Start DATA LINES
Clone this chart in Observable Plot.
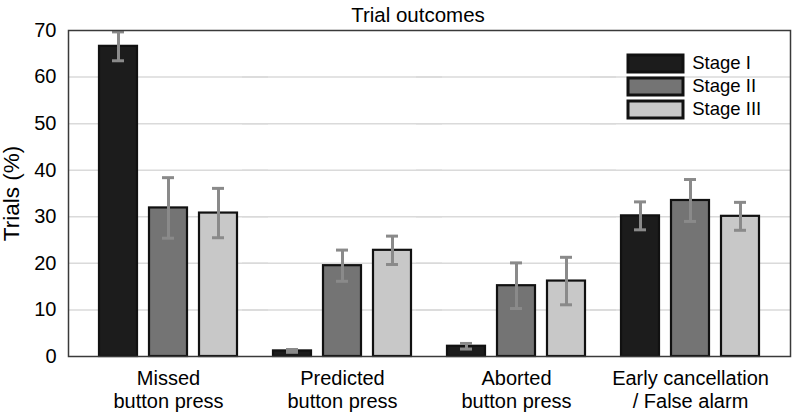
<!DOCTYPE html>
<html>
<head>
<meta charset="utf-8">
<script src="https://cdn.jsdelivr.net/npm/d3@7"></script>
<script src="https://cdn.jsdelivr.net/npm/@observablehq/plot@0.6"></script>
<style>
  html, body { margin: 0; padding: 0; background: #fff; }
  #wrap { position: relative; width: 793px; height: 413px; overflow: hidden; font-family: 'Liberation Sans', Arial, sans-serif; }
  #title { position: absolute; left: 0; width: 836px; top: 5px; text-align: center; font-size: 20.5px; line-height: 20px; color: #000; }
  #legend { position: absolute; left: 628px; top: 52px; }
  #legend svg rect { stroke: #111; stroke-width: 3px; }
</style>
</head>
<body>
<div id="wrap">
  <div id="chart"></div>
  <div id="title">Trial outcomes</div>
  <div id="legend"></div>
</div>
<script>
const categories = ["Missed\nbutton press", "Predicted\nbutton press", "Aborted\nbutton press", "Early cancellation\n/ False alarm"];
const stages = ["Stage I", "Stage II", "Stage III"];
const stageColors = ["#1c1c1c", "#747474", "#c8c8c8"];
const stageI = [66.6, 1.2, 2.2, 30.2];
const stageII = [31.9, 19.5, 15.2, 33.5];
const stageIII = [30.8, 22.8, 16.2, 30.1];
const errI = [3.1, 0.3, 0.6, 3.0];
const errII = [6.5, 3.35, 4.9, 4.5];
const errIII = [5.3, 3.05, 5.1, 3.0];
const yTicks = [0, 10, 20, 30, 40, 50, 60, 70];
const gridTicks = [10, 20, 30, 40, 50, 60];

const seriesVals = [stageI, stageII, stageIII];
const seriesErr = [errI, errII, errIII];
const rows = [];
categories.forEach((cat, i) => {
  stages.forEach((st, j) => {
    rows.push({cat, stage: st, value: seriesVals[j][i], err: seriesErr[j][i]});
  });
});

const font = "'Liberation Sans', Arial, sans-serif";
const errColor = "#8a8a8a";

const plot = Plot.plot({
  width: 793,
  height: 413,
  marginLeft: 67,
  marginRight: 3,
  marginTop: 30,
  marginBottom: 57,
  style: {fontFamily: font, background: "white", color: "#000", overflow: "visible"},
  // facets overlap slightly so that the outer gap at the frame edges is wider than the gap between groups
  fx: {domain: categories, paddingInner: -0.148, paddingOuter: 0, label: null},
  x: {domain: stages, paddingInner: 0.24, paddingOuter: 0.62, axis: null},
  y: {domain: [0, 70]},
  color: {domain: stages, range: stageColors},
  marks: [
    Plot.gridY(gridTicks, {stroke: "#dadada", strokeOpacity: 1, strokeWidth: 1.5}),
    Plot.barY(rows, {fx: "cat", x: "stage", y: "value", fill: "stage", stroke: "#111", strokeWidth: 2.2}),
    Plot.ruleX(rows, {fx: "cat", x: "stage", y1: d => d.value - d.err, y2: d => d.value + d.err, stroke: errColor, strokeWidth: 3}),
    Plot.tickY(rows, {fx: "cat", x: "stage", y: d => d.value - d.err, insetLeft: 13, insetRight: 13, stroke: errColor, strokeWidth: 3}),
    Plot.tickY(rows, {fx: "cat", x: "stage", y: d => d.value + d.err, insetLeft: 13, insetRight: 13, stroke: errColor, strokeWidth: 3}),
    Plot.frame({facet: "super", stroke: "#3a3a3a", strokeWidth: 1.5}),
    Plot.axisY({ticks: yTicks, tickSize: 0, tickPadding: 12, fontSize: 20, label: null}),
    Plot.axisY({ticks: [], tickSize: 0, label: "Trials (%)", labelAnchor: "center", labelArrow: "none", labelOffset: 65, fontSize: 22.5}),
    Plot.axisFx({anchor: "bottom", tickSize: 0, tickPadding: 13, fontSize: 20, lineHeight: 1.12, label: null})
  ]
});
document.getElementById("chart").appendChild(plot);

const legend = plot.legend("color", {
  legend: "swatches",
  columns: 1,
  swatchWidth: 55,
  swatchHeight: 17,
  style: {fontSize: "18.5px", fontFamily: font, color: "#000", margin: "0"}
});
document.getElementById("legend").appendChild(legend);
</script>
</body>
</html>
End DATA LINES
▸ **WHAT THE TASK ASKS**
Word for word, quote the lines above. Omit the pictures.

▸ **SOLUTION FOR THIS TASK**
Clone this chart in Observable Plot.
<!DOCTYPE html>
<html>
<head>
<meta charset="utf-8">
<script src="https://cdn.jsdelivr.net/npm/d3@7"></script>
<script src="https://cdn.jsdelivr.net/npm/@observablehq/plot@0.6"></script>
<style>
  html, body { margin: 0; padding: 0; background: #fff; }
  #wrap { position: relative; width: 793px; height: 413px; overflow: hidden; font-family: 'Liberation Sans', Arial, sans-serif; }
  #title { position: absolute; left: 0; width: 836px; top: 5px; text-align: center; font-size: 20.5px; line-height: 20px; color: #000; }
  #legend { position: absolute; left: 628px; top: 52px; }
  #legend svg rect { stroke: #111; stroke-width: 3px; }
</style>
</head>
<body>
<div id="wrap">
  <div id="chart"></div>
  <div id="title">Trial outcomes</div>
  <div id="legend"></div>
</div>
<script>
const categories = ["Missed\nbutton press", "Predicted\nbutton press", "Aborted\nbutton press", "Early cancellation\n/ False alarm"];
const stages = ["Stage I", "Stage II", "Stage III"];
const stageColors = ["#1c1c1c", "#747474", "#c8c8c8"];
const stageI = [66.6, 1.2, 2.2, 30.2];
const stageII = [31.9, 19.5, 15.2, 33.5];
const stageIII = [30.8, 22.8, 16.2, 30.1];
const errI = [3.1, 0.3, 0.6, 3.0];
const errII = [6.5, 3.35, 4.9, 4.5];
const errIII = [5.3, 3.05, 5.1, 3.0];
const yTicks = [0, 10, 20, 30, 40, 50, 60, 70];
const gridTicks = [10, 20, 30, 40, 50, 60];

const seriesVals = [stageI, stageII, stageIII];
const seriesErr = [errI, errII, errIII];
const rows = [];
categories.forEach((cat, i) => {
  stages.forEach((st, j) => {
    rows.push({cat, stage: st, value: seriesVals[j][i], err: seriesErr[j][i]});
  });
});

const font = "'Liberation Sans', Arial, sans-serif";
const errColor = "#8a8a8a";

const plot = Plot.plot({
  width: 793,
  height: 413,
  marginLeft: 67,
  marginRight: 3,
  marginTop: 30,
  marginBottom: 57,
  style: {fontFamily: font, background: "white", color: "#000", overflow: "visible"},
  // facets overlap slightly so that the outer gap at the frame edges is wider than the gap between groups
  fx: {domain: categories, paddingInner: -0.148, paddingOuter: 0, label: null},
  x: {domain: stages, paddingInner: 0.24, paddingOuter: 0.62, axis: null},
  y: {domain: [0, 70]},
  color: {domain: stages, range: stageColors},
  marks: [
    Plot.gridY(gridTicks, {stroke: "#dadada", strokeOpacity: 1, strokeWidth: 1.5}),
    Plot.barY(rows, {fx: "cat", x: "stage", y: "value", fill: "stage", stroke: "#111", strokeWidth: 2.2}),
    Plot.ruleX(rows, {fx: "cat", x: "stage", y1: d => d.value - d.err, y2: d => d.value + d.err, stroke: errColor, strokeWidth: 3}),
    Plot.tickY(rows, {fx: "cat", x: "stage", y: d => d.value - d.err, insetLeft: 13, insetRight: 13, stroke: errColor, strokeWidth: 3}),
    Plot.tickY(rows, {fx: "cat", x: "stage", y: d => d.value + d.err, insetLeft: 13, insetRight: 13, stroke: errColor, strokeWidth: 3}),
    Plot.frame({facet: "super", stroke: "#3a3a3a", strokeWidth: 1.5}),
    Plot.axisY({ticks: yTicks, tickSize: 0, tickPadding: 12, fontSize: 20, label: null}),
    Plot.axisY({ticks: [], tickSize: 0, label: "Trials (%)", labelAnchor: "center", labelArrow: "none", labelOffset: 65, fontSize: 22.5}),
    Plot.axisFx({anchor: "bottom", tickSize: 0, tickPadding: 13, fontSize: 20, lineHeight: 1.12, label: null})
  ]
});
document.getElementById("chart").appendChild(plot);

const legend = plot.legend("color", {
  legend: "swatches",
  columns: 1,
  swatchWidth: 55,
  swatchHeight: 17,
  style: {fontSize: "18.5px", fontFamily: font, color: "#000", margin: "0"}
});
document.getElementById("legend").appendChild(legend);
</script>
</body>
</html>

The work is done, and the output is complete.